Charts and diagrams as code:
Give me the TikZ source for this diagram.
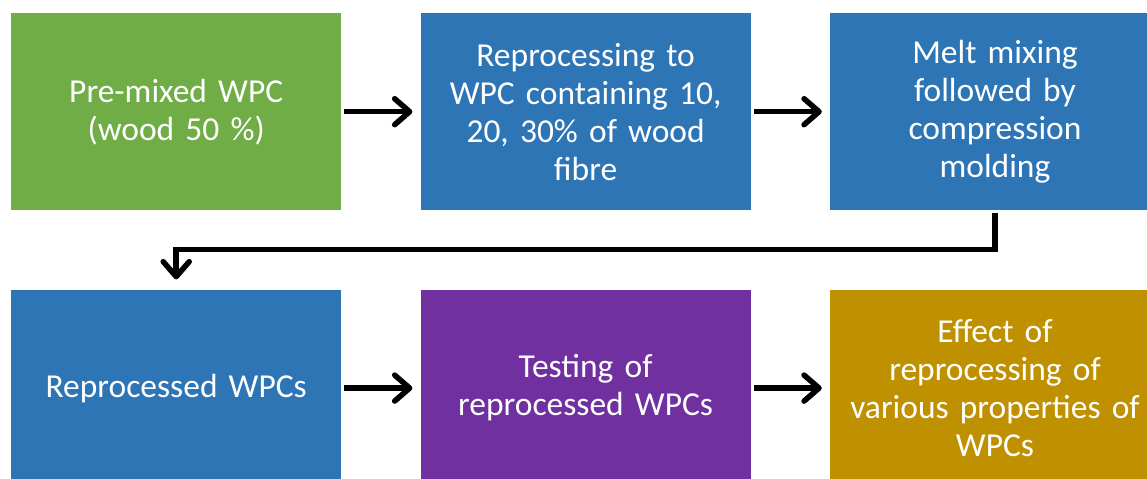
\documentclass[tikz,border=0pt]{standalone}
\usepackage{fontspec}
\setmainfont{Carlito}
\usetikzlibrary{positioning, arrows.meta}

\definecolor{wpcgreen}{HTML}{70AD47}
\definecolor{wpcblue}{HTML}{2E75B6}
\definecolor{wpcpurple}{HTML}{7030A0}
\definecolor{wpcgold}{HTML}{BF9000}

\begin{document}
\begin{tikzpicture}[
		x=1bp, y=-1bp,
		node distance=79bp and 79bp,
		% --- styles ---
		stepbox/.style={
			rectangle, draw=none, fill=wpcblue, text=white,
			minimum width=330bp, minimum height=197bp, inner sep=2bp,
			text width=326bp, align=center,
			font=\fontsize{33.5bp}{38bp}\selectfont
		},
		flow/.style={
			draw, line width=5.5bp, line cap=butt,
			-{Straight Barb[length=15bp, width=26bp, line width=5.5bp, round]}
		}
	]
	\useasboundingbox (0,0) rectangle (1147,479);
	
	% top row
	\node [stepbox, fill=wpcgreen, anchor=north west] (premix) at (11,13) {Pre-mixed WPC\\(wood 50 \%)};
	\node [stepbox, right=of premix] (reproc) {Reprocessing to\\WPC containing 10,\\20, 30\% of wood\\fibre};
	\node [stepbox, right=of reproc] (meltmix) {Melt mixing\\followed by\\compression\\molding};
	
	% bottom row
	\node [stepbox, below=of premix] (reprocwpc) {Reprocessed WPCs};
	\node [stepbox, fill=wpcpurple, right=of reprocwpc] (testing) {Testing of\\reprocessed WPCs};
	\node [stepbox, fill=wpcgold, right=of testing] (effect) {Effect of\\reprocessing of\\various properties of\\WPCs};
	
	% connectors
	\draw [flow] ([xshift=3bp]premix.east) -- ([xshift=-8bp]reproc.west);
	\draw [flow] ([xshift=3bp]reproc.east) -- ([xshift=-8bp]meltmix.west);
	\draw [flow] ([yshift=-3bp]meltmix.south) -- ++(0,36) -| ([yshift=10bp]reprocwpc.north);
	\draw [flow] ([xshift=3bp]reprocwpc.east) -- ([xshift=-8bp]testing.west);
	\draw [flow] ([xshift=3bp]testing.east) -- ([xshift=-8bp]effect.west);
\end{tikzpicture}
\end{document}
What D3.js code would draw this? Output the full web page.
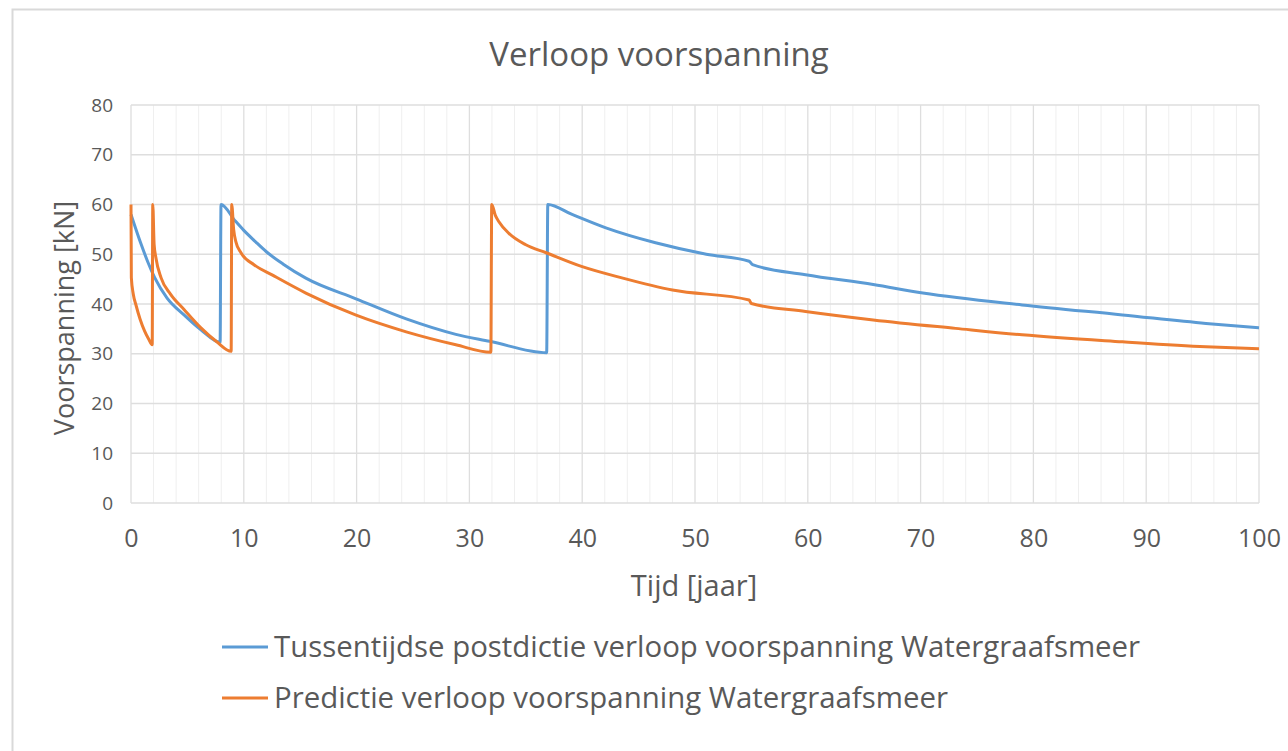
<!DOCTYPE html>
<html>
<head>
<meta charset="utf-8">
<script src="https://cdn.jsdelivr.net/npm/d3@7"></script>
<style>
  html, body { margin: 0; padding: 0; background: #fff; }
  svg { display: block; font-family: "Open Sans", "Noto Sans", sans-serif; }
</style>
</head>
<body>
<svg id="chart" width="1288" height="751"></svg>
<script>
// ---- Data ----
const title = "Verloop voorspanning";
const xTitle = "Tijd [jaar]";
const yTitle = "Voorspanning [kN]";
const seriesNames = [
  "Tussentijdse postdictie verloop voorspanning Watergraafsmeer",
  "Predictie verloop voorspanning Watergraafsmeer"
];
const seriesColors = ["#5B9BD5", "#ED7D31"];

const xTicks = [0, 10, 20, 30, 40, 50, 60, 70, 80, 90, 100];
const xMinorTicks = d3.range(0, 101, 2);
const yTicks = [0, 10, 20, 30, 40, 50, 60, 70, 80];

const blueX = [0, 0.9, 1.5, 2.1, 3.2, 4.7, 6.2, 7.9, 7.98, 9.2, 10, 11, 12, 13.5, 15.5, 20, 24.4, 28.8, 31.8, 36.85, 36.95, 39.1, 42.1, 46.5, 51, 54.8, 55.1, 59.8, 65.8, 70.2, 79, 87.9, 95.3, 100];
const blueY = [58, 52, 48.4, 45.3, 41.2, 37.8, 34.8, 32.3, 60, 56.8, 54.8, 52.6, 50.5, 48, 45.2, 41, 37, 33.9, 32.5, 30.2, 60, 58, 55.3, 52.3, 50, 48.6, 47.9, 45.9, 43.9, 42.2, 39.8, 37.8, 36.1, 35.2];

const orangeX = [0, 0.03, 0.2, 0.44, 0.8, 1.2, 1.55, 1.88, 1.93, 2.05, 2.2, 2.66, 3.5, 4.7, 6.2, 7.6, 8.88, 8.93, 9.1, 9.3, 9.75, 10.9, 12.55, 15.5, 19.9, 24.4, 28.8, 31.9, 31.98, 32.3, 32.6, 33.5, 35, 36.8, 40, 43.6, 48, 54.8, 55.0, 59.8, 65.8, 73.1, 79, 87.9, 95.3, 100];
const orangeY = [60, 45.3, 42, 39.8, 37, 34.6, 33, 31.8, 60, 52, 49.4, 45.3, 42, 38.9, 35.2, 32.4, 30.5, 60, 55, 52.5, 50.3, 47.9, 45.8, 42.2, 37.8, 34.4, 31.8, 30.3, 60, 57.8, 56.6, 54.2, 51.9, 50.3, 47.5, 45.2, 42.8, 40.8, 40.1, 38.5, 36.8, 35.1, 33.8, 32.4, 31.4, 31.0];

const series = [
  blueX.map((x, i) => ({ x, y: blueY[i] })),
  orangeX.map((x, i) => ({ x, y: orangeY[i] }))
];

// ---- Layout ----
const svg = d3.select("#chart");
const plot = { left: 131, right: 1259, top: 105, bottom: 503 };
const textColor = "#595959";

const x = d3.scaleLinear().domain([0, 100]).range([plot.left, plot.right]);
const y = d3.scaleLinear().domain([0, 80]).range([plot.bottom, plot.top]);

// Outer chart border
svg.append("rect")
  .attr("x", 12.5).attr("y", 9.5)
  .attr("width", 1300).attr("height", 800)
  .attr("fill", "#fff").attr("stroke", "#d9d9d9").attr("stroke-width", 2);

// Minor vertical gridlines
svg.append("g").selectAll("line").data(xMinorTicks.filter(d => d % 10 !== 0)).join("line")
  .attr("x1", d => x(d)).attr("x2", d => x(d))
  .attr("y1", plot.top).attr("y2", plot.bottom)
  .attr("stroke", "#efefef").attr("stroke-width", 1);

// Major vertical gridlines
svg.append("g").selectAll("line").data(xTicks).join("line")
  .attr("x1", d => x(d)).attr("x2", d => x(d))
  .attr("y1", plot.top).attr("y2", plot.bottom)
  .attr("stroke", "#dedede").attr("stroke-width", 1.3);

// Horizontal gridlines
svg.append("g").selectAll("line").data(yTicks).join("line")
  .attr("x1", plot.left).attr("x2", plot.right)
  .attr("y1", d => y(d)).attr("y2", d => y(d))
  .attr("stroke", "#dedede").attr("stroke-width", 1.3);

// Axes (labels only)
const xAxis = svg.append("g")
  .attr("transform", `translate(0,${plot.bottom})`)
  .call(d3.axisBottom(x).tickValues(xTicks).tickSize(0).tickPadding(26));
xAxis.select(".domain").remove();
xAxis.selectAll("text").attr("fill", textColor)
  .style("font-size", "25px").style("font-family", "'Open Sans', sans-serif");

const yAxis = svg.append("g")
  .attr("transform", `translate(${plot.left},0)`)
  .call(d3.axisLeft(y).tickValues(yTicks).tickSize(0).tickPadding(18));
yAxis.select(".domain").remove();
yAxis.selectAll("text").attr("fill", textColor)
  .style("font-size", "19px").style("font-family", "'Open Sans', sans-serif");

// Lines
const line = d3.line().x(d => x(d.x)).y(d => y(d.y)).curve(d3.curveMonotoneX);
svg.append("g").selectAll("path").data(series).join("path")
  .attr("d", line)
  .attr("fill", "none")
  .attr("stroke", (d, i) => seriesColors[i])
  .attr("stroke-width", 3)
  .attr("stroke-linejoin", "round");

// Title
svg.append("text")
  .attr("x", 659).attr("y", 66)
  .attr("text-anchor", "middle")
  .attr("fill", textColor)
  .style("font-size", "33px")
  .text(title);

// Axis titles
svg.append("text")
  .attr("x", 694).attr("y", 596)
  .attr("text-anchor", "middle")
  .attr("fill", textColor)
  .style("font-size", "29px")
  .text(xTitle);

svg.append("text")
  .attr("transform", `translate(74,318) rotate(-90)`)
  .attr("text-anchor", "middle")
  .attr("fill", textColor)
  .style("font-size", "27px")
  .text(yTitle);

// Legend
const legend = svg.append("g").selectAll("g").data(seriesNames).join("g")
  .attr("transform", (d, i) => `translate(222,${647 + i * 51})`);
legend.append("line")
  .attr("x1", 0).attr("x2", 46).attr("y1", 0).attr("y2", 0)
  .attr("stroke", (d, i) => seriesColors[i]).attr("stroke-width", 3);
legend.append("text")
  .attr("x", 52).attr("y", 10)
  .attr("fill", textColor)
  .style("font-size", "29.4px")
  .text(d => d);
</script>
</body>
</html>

### What needs to be done
In the listing above, find the line with "What D3.js code" and the line with "60, 70, 80];". Copy both of them and every line between, exactly, but not the pictures.

### Response to this task
What D3.js code would draw this? Output the full web page.
<!DOCTYPE html>
<html>
<head>
<meta charset="utf-8">
<script src="https://cdn.jsdelivr.net/npm/d3@7"></script>
<style>
  html, body { margin: 0; padding: 0; background: #fff; }
  svg { display: block; font-family: "Open Sans", "Noto Sans", sans-serif; }
</style>
</head>
<body>
<svg id="chart" width="1288" height="751"></svg>
<script>
// ---- Data ----
const title = "Verloop voorspanning";
const xTitle = "Tijd [jaar]";
const yTitle = "Voorspanning [kN]";
const seriesNames = [
  "Tussentijdse postdictie verloop voorspanning Watergraafsmeer",
  "Predictie verloop voorspanning Watergraafsmeer"
];
const seriesColors = ["#5B9BD5", "#ED7D31"];

const xTicks = [0, 10, 20, 30, 40, 50, 60, 70, 80, 90, 100];
const xMinorTicks = d3.range(0, 101, 2);
const yTicks = [0, 10, 20, 30, 40, 50, 60, 70, 80];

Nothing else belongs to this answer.